The following broader insights are also noted:
- Universal Value of Geometry as an Intermediate Representation: Depth maps, as scene representations free of visual artifacts, offer a valuable intermediate representation for various lighting-related editing tasks (e.g., relighting, scene composition).
- DPO in Low-Level Vision: Extending RLHF/DPO from language models and image generation to low-level vision tasks such as geometric completion suggests that preference learning can be introduced into a wider range of traditional computer vision tasks.
- Causal Analysis-Driven Method Design: Rather than learning an end-to-end mapping directly, analyzing the causal chain in the task (geometry → lighting → artifacts) and designing a modular pipeline accordingly is an approach worth adopting in other editing tasks.

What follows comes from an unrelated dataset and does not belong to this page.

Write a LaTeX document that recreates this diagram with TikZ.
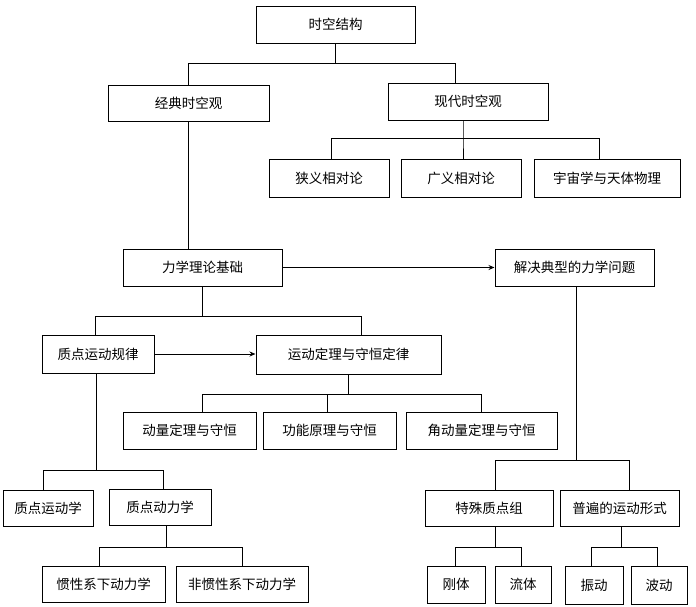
\documentclass[tikz,border=0pt]{standalone}
\usepackage{fontspec}
\newfontfamily\cjk{Noto Sans CJK SC}
\usetikzlibrary{arrows.meta}

\begin{document}
\begin{tikzpicture}[x=1pt, y=-1pt, font=\cjk\fontsize{13.5}{14}\selectfont,
  line width=1pt, >={Stealth[length=6pt,width=5pt]},
  box/.style={draw, line width=1pt, inner sep=0pt, align=center}]
  \useasboundingbox (0,0) rectangle (696,606);

  % top levels
  \node[box, minimum width=159pt, minimum height=37pt] (root) at (335.5,24.5) {时空结构};
  \node[box, minimum width=161pt, minimum height=36pt] (classic) at (188.5,103) {经典时空观};
  \node[box, minimum width=160pt, minimum height=37pt] (modern) at (468,101.5) {现代时空观};
  \node[box, minimum width=120pt, minimum height=38pt] (sr) at (329,178) {狭义相对论};
  \node[box, minimum width=120pt, minimum height=38pt] (gr) at (461,178) {广义相对论};
  \node[box, minimum width=146pt, minimum height=38pt] (cosmo) at (607,178) {宇宙学与天体物理};

  % mechanics
  \node[box, minimum width=159pt, minimum height=37pt] (mech) at (202.5,267.5) {力学理论基础};
  \node[box, minimum width=159pt, minimum height=37pt] (probs) at (574.5,267.5) {解决典型的力学问题};
  \node[box, minimum width=112pt, minimum height=38pt] (pointlaw) at (98,354) {质点运动规律};
  \node[box, minimum width=185pt, minimum height=39pt] (theorems) at (348.5,354.5) {运动定理与守恒定律};
  \node[box, minimum width=133pt, minimum height=37pt] (momentum) at (189.5,430.5) {动量定理与守恒};
  \node[box, minimum width=133pt, minimum height=37pt] (energy) at (329.5,430.5) {功能原理与守恒};
  \node[box, minimum width=151pt, minimum height=37pt] (angmom) at (481.5,430.5) {角动量定理与守恒};

  % point mass
  \node[box, minimum width=90pt, minimum height=36pt] (kinem) at (48,508) {质点运动学};
  \node[box, minimum width=102pt, minimum height=36pt] (dyn) at (160,507) {质点动力学};
  \node[box, minimum width=123pt, minimum height=36pt] (inert) at (103.5,584) {惯性系下动力学};
  \node[box, minimum width=132pt, minimum height=36pt] (noninert) at (242,584) {非惯性系下动力学};

  % typical problems
  \node[box, minimum width=128pt, minimum height=36pt] (sysgrp) at (489,508) {特殊质点组};
  \node[box, minimum width=119pt, minimum height=36pt] (forms) at (619.5,508) {普遍的运动形式};
  \node[box, minimum width=58pt, minimum height=37pt] (rigid) at (456,584.5) {刚体};
  \node[box, minimum width=56pt, minimum height=37pt] (fluid) at (523,584.5) {流体};
  \node[box, minimum width=58pt, minimum height=38pt] (vib) at (594,585) {振动};
  \node[box, minimum width=56pt, minimum height=38pt] (wave) at (659,585) {波动};

  % tree lines
  \draw (root.south) -- ++(0,20) coordinate (j1);
  \draw (classic.north) |- (j1) -| ([xshift=-13pt]modern.north);
  \draw ([xshift=-5pt]modern.south) -- ++(0,18) coordinate (j2) -- ([xshift=2pt]gr.north);
  \draw ([xshift=2pt]sr.north) |- (j2) -| ([xshift=-8pt]cosmo.north);
  \draw (classic.south) -- (classic.south |- mech.north);

  \draw[->] (mech.east) -- (probs.west);
  \draw (mech.south) -- ++(0,30) coordinate (j3);
  \draw ([xshift=-3pt]pointlaw.north) |- (j3) -| ([xshift=12.5pt]theorems.north);
  \draw[->] (pointlaw.east) -- (pointlaw.east -| theorems.west);
  \draw (theorems.south) -- ++(0,20) coordinate (j4);
  \draw ([xshift=12.5pt]momentum.north) |- (j4) -| (angmom.north);
  \draw ([xshift=-2.5pt]energy.north) -- ([xshift=-2.5pt]energy.north |- j4);

  \draw ([xshift=-2pt]pointlaw.south) -- ++(0,97) coordinate (j5);
  \draw ([xshift=-5pt]kinem.north) |- (j5) -| ([xshift=3pt]dyn.north);
  \draw ([xshift=6pt]dyn.south) -- ++(0,22) coordinate (j6);
  \draw ([xshift=-4.5pt]inert.north) |- (j6) -| (noninert.north);

  \draw ([xshift=1.5pt]probs.south) -- ++(0,174) coordinate (j7);
  \draw ([xshift=6pt]sysgrp.north) |- (j7) -| ([xshift=9.5pt]forms.north);
  \draw ([xshift=6pt]sysgrp.south) -- ++(0,21) coordinate (j8);
  \draw ([xshift=-1pt]rigid.north) |- (j8) -| ([xshift=-2pt]fluid.north);
  \draw ([xshift=1.5pt]forms.south) -- ++(0,21) coordinate (j9);
  \draw ([xshift=-3pt]vib.north) |- (j9) -| ([xshift=-2pt]wave.north);
\end{tikzpicture}
\end{document}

- Unexpected Extension to Watermark Removal: By injecting pseudo depth cues (Local Max Depth Fill-in), the framework generalizes to non-geometric inpainting tasks such as watermark removal, suggesting the methodology is more broadly applicable than initially anticipated.
Rating¶
- Novelty: 8/10 — The causal reasoning perspective and geometry–appearance decoupling design are novel; applying DPO to geometric completion is innovative.
- Experimental Thoroughness: 8/10 — Three benchmarks, multiple metrics, comprehensive ablation studies, and failure case analysis.
- Writing Quality: 8/10 — Motivation is clearly articulated, the methodological logic chain is complete, and figures are intuitive.
- Value: 8/10 — Establishes a new paradigm for object removal; the geometry decoupling approach offers insights for other editing tasks.